Asking me particularly about the issue makes little sense as I ma not working on it, Someeone might - you can ping and ask the person who is assigned, but pinging me to ping that person introduces unnecessary step on the way so I would not advice doing it

potiuk avatar Aug 09 '23 13:08 potiuk

@sai3563 how are you? how can i fix this?

@potiuk my apologies!!

jholowaty avatar Aug 09 '23 13:08 jholowaty

@eladkal @potiuk I believe this is resolved now.

I'm not seeing this error in my prod instance.
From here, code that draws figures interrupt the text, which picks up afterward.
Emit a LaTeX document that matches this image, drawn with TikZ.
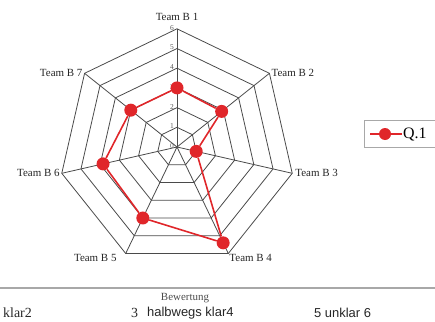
\documentclass[tikz,border=0pt]{standalone}
\usepackage{fontspec}
\setmainfont{Liberation Serif}
\setsansfont{Liberation Sans}
\usepackage{tikz}
\usetikzlibrary{positioning}
\definecolor{grid}{HTML}{4A4A4A}
\definecolor{muted}{HTML}{5A5A5A}
\definecolor{series}{HTML}{E0262A}
\definecolor{rule}{HTML}{A8A8A8}
\tikzset{
  web/.style={draw=grid, line width=0.8pt},
  ser/.style={draw=series, line width=1.6pt},
  pt/.style={circle, fill=series, inner sep=0pt, minimum size=13bp},
  team/.style={font=\fontsize{11}{13}\selectfont, text=black!85, inner sep=1bp},
  tick/.style={font=\fontsize{7.5}{8.5}\selectfont, text=muted, inner sep=0.5bp},
  legframe/.style={draw=rule, line width=0.8pt},
  axlab/.style={font=\fontsize{11}{13}\selectfont, text=black!70},
  ratelab/.style={font=\fontsize{14}{16}\selectfont, text=black!85, anchor=west, inner sep=0pt},
  ratesans/.style={ratelab, font=\sffamily\fontsize{13}{15}\selectfont}
}

\begin{document}
\begin{tikzpicture}[x=1bp,y=1bp]
  \useasboundingbox (0,0) rectangle (435,321);

  \begin{scope}[shift={(177,174)}]
    \coordinate (O) at (0,0);
    \foreach \k in {1,...,7}
      \coordinate (v\k) at ({90-(\k-1)*360/7}:118.2);

    % web rings and spokes
    \foreach \r in {1,...,6}
      \draw[web] (90:\r*19.7) \foreach \k in {1,...,6} { -- ({90-\k*360/7}:\r*19.7) } -- cycle;
    \foreach \k in {1,...,7}
      \draw[web] (O) -- (v\k);

    % scale on first axis
    \foreach \r in {0,...,6}
      \node[tick, anchor=east] (n\r) at (-2.5,\r*19.7+1) {\r};

    % data (mean ratings)
    \foreach \k/\v in {1/3,2/2.9,3/1,4/5.4,5/4,6/3.85,7/3}
      \node[pt] (p\k) at ({90-(\k-1)*360/7}:\v*19.7) {};
    \draw[ser] (p1) -- (p2) -- (p3) -- (p4) -- (p5) -- (p6) -- (p7) -- (p1);
  \end{scope}

  \node[team, above=7bp of v1] (t1) {Team B 1};
  \node[team, right=1bp of v2] (t2) {Team B 2};
  \node[team, right=2bp of v3] (t3) {Team B 3};
  \node[team, below right=0bp of v4] (t4) {Team B 4};
  \node[team, below left=0bp and 8bp of v5] (t5) {Team B 5};
  \node[team, left=1bp of v6] (t6) {Team B 6};
  \node[team, left=1bp of v7] (t7) {Team B 7};

  % legend
  \draw[legframe] (364,174) rectangle (450,201);
  \coordinate (la) at (370,187);
  \coordinate (lb) at (402,187);
  \draw[ser] (la) -- (lb);
  \node[pt, minimum size=12bp] (lm) at (385,187) {};
  \node[font=\fontsize{16}{18}\selectfont, anchor=west, inner sep=0pt] (lq) at (403,186) {Q.1};

  % axis below
  \coordinate (ra) at (0,33);
  \coordinate (rb) at (435,33);
  \draw[draw=rule, line width=1.8pt] (ra) -- (rb);
  \node[axlab] (bew) at (185,23) {Bewertung};
  \node[ratelab] (s1) at (3,8) {klar2};
  \node[ratelab] (s2) at (131,8) {3};
  \node[ratesans] (s3) at (147,8) {halbwegs klar4};
  \node[ratesans] (s4) at (314,8) {5 unklar 6};
\end{tikzpicture}
\end{document}
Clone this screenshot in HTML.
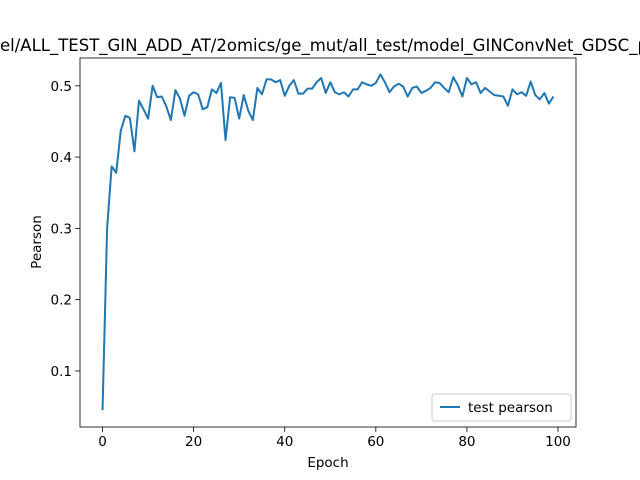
<!DOCTYPE html>
<html><head><meta charset="utf-8"><style>
html,body{margin:0;padding:0;background:#fff;}
svg{display:block;font-family:"DejaVu Sans","Liberation Sans",sans-serif;}
</style></head><body>
<svg id="chart" width="640" height="480">
<rect width="640" height="480" fill="#fff"/>
<text x="0" y="51" font-size="16.5" fill="#000">el/ALL_TEST_GIN_ADD_AT/2omics/ge_mut/all_test/model_GINConvNet_GDSC_pearson</text>
<g id="grid"></g>
<rect x="80" y="58" width="496" height="369" fill="none" stroke="#000" stroke-width="0.8"/>
<text x="328" y="467" font-size="13.5" text-anchor="middle">Epoch</text>
<text transform="translate(41,242) rotate(-90)" font-size="13.5" text-anchor="middle">Pearson</text>
<g>
<rect x="432" y="394" width="139" height="27" rx="3" fill="#fff" fill-opacity="0.8" stroke="#ccc" stroke-width="1"/>
<line x1="440" y1="407" x2="460" y2="407" stroke="#1f77b4" stroke-width="2"/>
<text x="468" y="412" font-size="13.5">test pearson</text>
</g>
</svg>
<script>
const epochs = [];
const pearson = [0.045,0.30,0.387,0.378,0.437,0.458,0.455,0.408,0.479,0.467,0.454,0.500,0.484,0.485,0.471,0.452,0.494,0.482,0.458,0.486,0.491,0.488,0.467,0.470,0.495,0.490,0.504,0.424,0.484,0.483,0.454,0.487,0.465,0.452,0.497,0.488,0.509,0.509,0.505,0.508,0.486,0.500,0.508,0.489,0.489,0.496,0.496,0.505,0.511,0.490,0.505,0.491,0.488,0.491,0.485,0.495,0.495,0.505,0.502,0.500,0.504,0.516,0.505,0.491,0.499,0.503,0.499,0.485,0.497,0.499,0.490,0.493,0.497,0.505,0.504,0.497,0.491,0.512,0.501,0.485,0.511,0.502,0.505,0.490,0.497,0.492,0.487,0.486,0.485,0.472,0.495,0.488,0.491,0.486,0.506,0.487,0.481,0.490,0.475,0.485];
for (let i = 0; i < pearson.length; i++) epochs.push(i);
const xTicks = [0,20,40,60,80,100];
const yTicks = [0.1,0.2,0.3,0.4,0.5];
const xMin = -4.95, xMax = 103.95, yMin = 0.0214, yMax = 0.539;
const L = 80, R = 576, T = 58, B = 427;
function sx(v){return L + (v - xMin) / (xMax - xMin) * (R - L);}
function sy(v){return B - (v - yMin) / (yMax - yMin) * (B - T);}
const NS = "http://www.w3.org/2000/svg";
const svg = document.getElementById('chart');
const g = document.getElementById('grid');
xTicks.forEach(t => {
  const ln = document.createElementNS(NS,'line');
  ln.setAttribute('x1',sx(t)); ln.setAttribute('x2',sx(t));
  ln.setAttribute('y1',B); ln.setAttribute('y2',B+4.9);
  ln.setAttribute('stroke','#000'); ln.setAttribute('stroke-width','0.8');
  
  
  g.appendChild(ln);
  const tx = document.createElementNS(NS,'text');
  tx.setAttribute('x',sx(t)); tx.setAttribute('y',B+19);
  tx.setAttribute('font-size','13.5'); tx.setAttribute('text-anchor','middle');
  tx.textContent = t;
  
  
  g.appendChild(tx);
});
yTicks.forEach(t => {
  const ln = document.createElementNS(NS,'line');
  ln.setAttribute('x1',L-4.9); ln.setAttribute('x2',L);
  ln.setAttribute('y1',sy(t)); ln.setAttribute('y2',sy(t));
  ln.setAttribute('stroke','#000'); ln.setAttribute('stroke-width','0.8');
  
  
  g.appendChild(ln);
  const tx = document.createElementNS(NS,'text');
  tx.setAttribute('x',L-8); tx.setAttribute('y',sy(t)+5);
  tx.setAttribute('font-size','13.5'); tx.setAttribute('text-anchor','end');
  tx.textContent = t.toFixed(1);
  
  
  g.appendChild(tx);
});
const pl = document.createElementNS(NS,'polyline');
pl.setAttribute('points', pearson.map((v,i)=>sx(epochs[i])+','+sy(v)).join(' '));
pl.setAttribute('fill','none'); pl.setAttribute('stroke','#1f77b4');
pl.setAttribute('stroke-width','2'); pl.setAttribute('stroke-linejoin','round');


g.appendChild(pl);
</script>
</body></html>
I checked code of the latest version.

    def gcs_write(self, log, remote_log_location) -> bool:
        """
        Write the log to the remote location and return `True`; fail silently and return `False` on error.

        :param log: the log to write to the remote_log_location
        :param remote_log_location: the log's location in remote storage
        :return: whether the log is successfully written to remote location or not.
        """
        try:
            blob = storage.Blob.from_string(remote_log_location, self.client)
            old_log = blob.download_as_bytes().decode()
            log = f"{old_log}\n{log}" if old_log else log
        except Exception as e:
            if not self.no_log_found(e):
                log += self._add_message(
                    f"Error checking for previous log; if exists, may be overwritten: {e}"
                )
                self.log.warning("Error checking for previous log: %s", e)
        try:
            blob = storage.Blob.from_string(remote_log_location, self.client)
            blob.upload_from_string(log, content_type="text/plain")
        except Exception as e:
            self.log.error("Could not write logs to %s: %s", remote_log_location, e)
            return False
        return True

    @staticmethod
    def no_log_found(exc):
        """
        Given exception, determine whether it is result of log not found.

        :meta private:
        """
        if (exc.args and isinstance(exc.args[0], str) and "No such object" in exc.args[0]) or getattr(
            exc, "resp", {}
        ).get("status") == "404":
            return True
        return False

Since no_log_found is returning True when error response value is 404 and in exception of gcs_write, it's checking if not self.no_log_found(e):, the log shouldn't be printed.

Closing this.

sai3563 avatar Apr 25 '24 08:04 sai3563